Sri Lankan Tamil militant (1945–1989)

Kadirgamapillai (Kathirkamar) Nallainathan (க. உமாமகேசுவரன்; 18 February 1945 - 16 July 1989; commonly known by the nom de guerre Uma Maheswaran) was a Sri Lankan Tamil rebel and the founder and leader of the People's Liberation Organisation of Tamil Eelam (PLOTE), a separatist Tamil militant organisation in Sri Lanka.

==Early life==
Maheswaran was born on 18 February 1945 and was from Varuthalaivilan near Tellippalai in northern Sri Lanka. He worked for the government as a surveyor.

==LTTE==
Maheswaran joined the militant Liberation Tigers of Tamil Eelam (LTTE) in 1977. The LTTE gave him the nom de guerre Mukundan.

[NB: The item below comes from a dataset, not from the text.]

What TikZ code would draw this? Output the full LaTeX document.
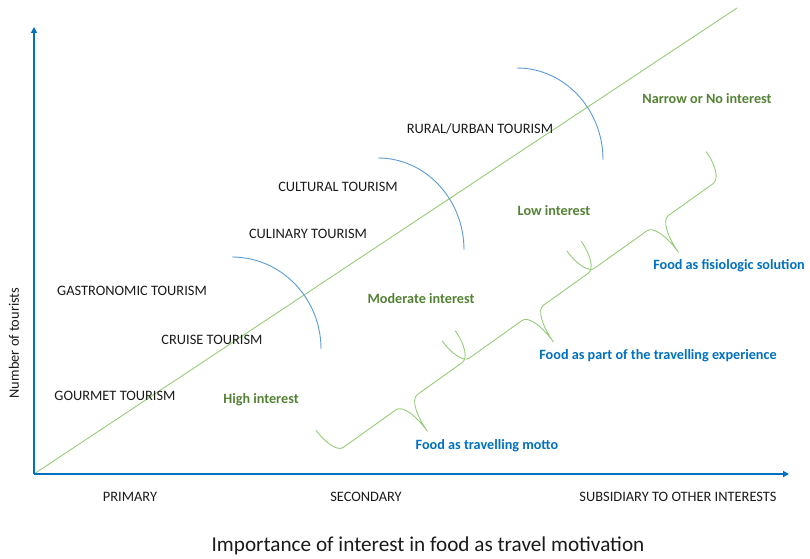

He was chairman of the LTTE's central committee from 1977 to 1980. He received military training in Lebanon and Syria. Maheswaran and LTTE leader V. Prabhakaran were blamed for the shooting of MP M. Canagaratnam on 24 January 1978. In 1982 A Sri Lankan court sentenced Maheswaran, in absentia, to 15 years rigorous imprisonment for the attempted murder.

Maheswaran fell out with Prabhakaran and left the organisation in 1980.

==PLOTE==
After leaving the LTTE, Maheswaran founded his own militant group, the People's Liberation Organisation of Tamil Eelam (PLOTE).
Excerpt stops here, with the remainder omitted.